By allowing privileges for its richest conferences and most popular sports, the N.C.A.A. risks confirming some of the legal theories being deployed against it. The decision in the Ed O’Bannon case, barring the N.C.A.A. from denying athletes the right to make money off their names, images and likenesses, concerned only top football and Division I men’s basketball players. And a broader lawsuit, which seeks to establish a free market for athletes, says it targets those two sports because they are, “combined, among the most lucrative products in U.S. sports.”

Closing the autonomy meetings to other conferences — including ones that might wish to adopt the legislation — might have been an unforced error.

“It doesn’t create the kind of camaraderie and sense of cooperation that there should be,” said Mike Aresco, the American Athletic Conference commissioner.

Autonomy is only the most obvious manifestation of the N.C.A.A.’s new course. Another recent instance was the association’s announcement that it would permit the College Football Playoff to reimburse athletes’ families for travel expenses and would allow reimbursements for the Division I men’s and women’s basketball Final Fours.

Emmert said that the decision had been influenced by the high visibility of the Division I men’s basketball tournament.

“While there are 87 other championships the N.C.A.A. conducts, none of them are revenue producers in the same way, of course, that the men’s championship is,” Emmert said.

Many fear that spending more resources at the top could cause harm closer to the bottom, leading to what DeBoer called a “Division I Hunger Games,” with several sports liable to be reduced or cut.

“This is going to change the complete landscape,” said Jay Jacobs, Auburn’s athletic director. “There are going to be fewer opportunities and more conversations about numbers of scholarships, including in football.”

The loudest dissenter to the new N.C.A.A. normal was Boston College, an A.C.C. member, which cast the only vote against giving athletes the full cost of attendance.
A private institution that does not publicly release financial numbers, Boston College is based in a region generally more interested in professional sports. In 2011, Forbes reported that the college’s football revenue was dwarfed by that of universities in the other major conferences.

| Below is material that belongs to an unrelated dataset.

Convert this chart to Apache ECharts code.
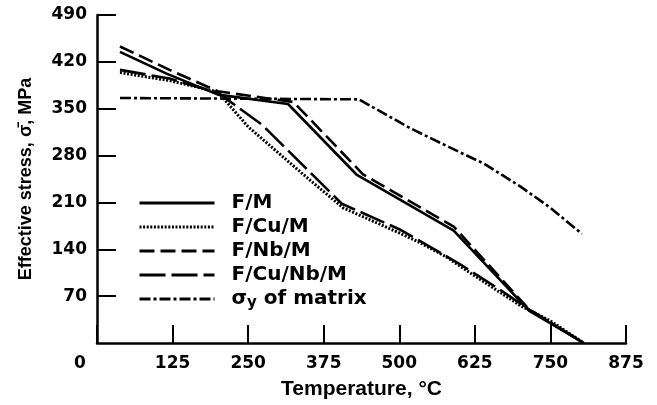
<!DOCTYPE html>
<html>
<head>
<meta charset="utf-8">
<script src="https://cdn.jsdelivr.net/npm/echarts@6/dist/echarts.min.js"></script>
<style>
  html, body { margin: 0; padding: 0; background: #fff; }
  #chart { width: 657px; height: 405px; }
</style>
</head>
<body>
<div id="chart"></div>
<script>
// Temperature (°C) / effective stress (MPa) for each composite
const fmTemp      = [38, 116, 200, 316, 430, 590, 715, 805];
const fmStress    = [435, 402, 371, 357, 251, 168, 48, 0];

const fcumTemp    = [38, 120, 200, 250, 300, 350, 407, 501, 534, 579, 605, 666, 700, 750, 805];
const fcumStress  = [404, 392, 375, 323, 284, 245, 202, 164, 150, 128, 112, 76, 56, 33, 0];

const fnbmTemp    = [38, 120, 200, 325, 440, 590, 715, 805];
const fnbmStress  = [443, 408, 376, 360, 252, 174, 50, 0];

const fcunbmTemp   = [38, 120, 200, 273, 405, 500, 600, 666, 715, 805];
const fcunbmStress = [408, 395, 374, 326, 208, 170, 118, 80, 50, 0];

const matrixTemp   = [38, 433, 520, 600, 640, 700, 750, 802];
const matrixStress = [366, 364, 320, 285, 268, 234, 202, 163];

const seriesNames = ['F/M', 'F/Cu/M', 'F/Nb/M', 'F/Cu/Nb/M', 'σy of matrix'];
const xTicks = { min: 0, max: 875, step: 125 };
const yTicks = { min: 0, max: 490, step: 70 };

const zip = (xs, ys) => xs.map((x, i) => [x, ys[i]]);

const FONT = 'DejaVu Sans';
const TITLE_FONT = 'Liberation Sans';
const BLACK = '#000';

function lineSeries(name, temps, stresses, dash, width) {
  return {
    name: name,
    type: 'line',
    data: zip(temps, stresses),
    symbol: 'none',
    smooth: false,
    lineStyle: { color: BLACK, width: width, type: dash },
    itemStyle: { color: BLACK },
    z: 3
  };
}

const chart = echarts.init(document.getElementById('chart'), null, { renderer: 'canvas' });

chart.setOption({
  backgroundColor: '#fff',
  animation: false,
  grid: { left: 97, right: 31, top: 15, bottom: 62, containLabel: false },
  legend: {
    orient: 'vertical',
    left: 138,
    top: 193,
    padding: 0,
    itemWidth: 75,
    itemHeight: 14,
    itemGap: 4,
    selectedMode: false,
    data: seriesNames,
    itemStyle: { opacity: 0 },
    lineStyle: { width: 3 },
    formatter: function (name) {
      if (name === 'σy of matrix') return '{m|σ}{s|y}{m| of matrix}';
      return name;
    },
    textStyle: {
      fontFamily: FONT,
      fontWeight: 'bold',
      fontSize: 20,
      color: BLACK,
      padding: [0, 0, 0, 12],
      rich: {
        m: { fontFamily: FONT, fontWeight: 'bold', fontSize: 20, color: BLACK, verticalAlign: 'middle' },
        s: { fontFamily: FONT, fontWeight: 'bold', fontSize: 15, color: BLACK, verticalAlign: 'top', padding: [8, 0, 0, 0] }
      }
    }
  },
  xAxis: {
    type: 'value',
    min: xTicks.min,
    max: xTicks.max,
    interval: xTicks.step,
    name: 'Temperature, °C',
    nameLocation: 'middle',
    nameGap: 36,
    nameTextStyle: { fontFamily: TITLE_FONT, fontWeight: 'bold', fontSize: 21, color: BLACK },
    axisLine: { show: true, onZero: false, lineStyle: { color: BLACK, width: 2.5 } },
    axisTick: { show: true, inside: true, length: 18, lineStyle: { color: BLACK, width: 2 } },
    splitLine: { show: false },
    axisLabel: {
      margin: 12,
      fontFamily: FONT,
      fontWeight: 'bold',
      fontSize: 17,
      color: BLACK,
      formatter: function (v) { return v === 0 ? '{o|0}' : String(v); },
      rich: {
        o: { fontFamily: FONT, fontWeight: 'bold', fontSize: 17, color: BLACK, padding: [0, 34, 0, 0] }
      }
    }
  },
  yAxis: {
    type: 'value',
    min: yTicks.min,
    max: yTicks.max,
    interval: yTicks.step,
    name: 'Effective stress, σ\u0304, MPa',
    nameLocation: 'middle',
    nameGap: 62,
    nameTextStyle: { fontFamily: TITLE_FONT, fontWeight: 'bold', fontSize: 18, color: BLACK },
    axisLine: { show: true, onZero: false, lineStyle: { color: BLACK, width: 2.5 } },
    axisTick: { show: true, inside: true, length: 19, lineStyle: { color: BLACK, width: 2 } },
    splitLine: { show: false },
    axisLabel: {
      margin: 10,
      showMinLabel: false,
      fontFamily: FONT,
      fontWeight: 'bold',
      fontSize: 17,
      color: BLACK,
      formatter: function (v) { return v === 0 ? '' : String(v); }
    }
  },
  series: [
    lineSeries('F/M', fmTemp, fmStress, 'solid', 2.6),
    lineSeries('F/Cu/M', fcumTemp, fcumStress, [2, 1.6], 3),
    lineSeries('F/Nb/M', fnbmTemp, fnbmStress, [15, 6], 2.6),
    lineSeries('F/Cu/Nb/M', fcunbmTemp, fcunbmStress, [26, 6], 2.6),
    lineSeries('σy of matrix', matrixTemp, matrixStress, [11, 3, 3, 3], 2.6)
  ]
});
</script>
</body>
</html>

“Boston College is concerned with continuing to pass legislation that increases expenses,” the associate athletic director Chris Cameron said in a statement Saturday.

Yet it may ultimately be more difficult for the N.C.A.A. to cling, even rhetorically, to the notion that all its colleges and athletes are roughly equivalent. Some sports, and some teams, are more popular and therefore more profitable than others.

“These guys have earned it; I don’t begrudge them that,” said Yeager, the Colonial Athletic commissioner. “The scope of their programs — dramatically different.”

He added: “The difficulty is, you can’t manufacture interest. It is what it is.”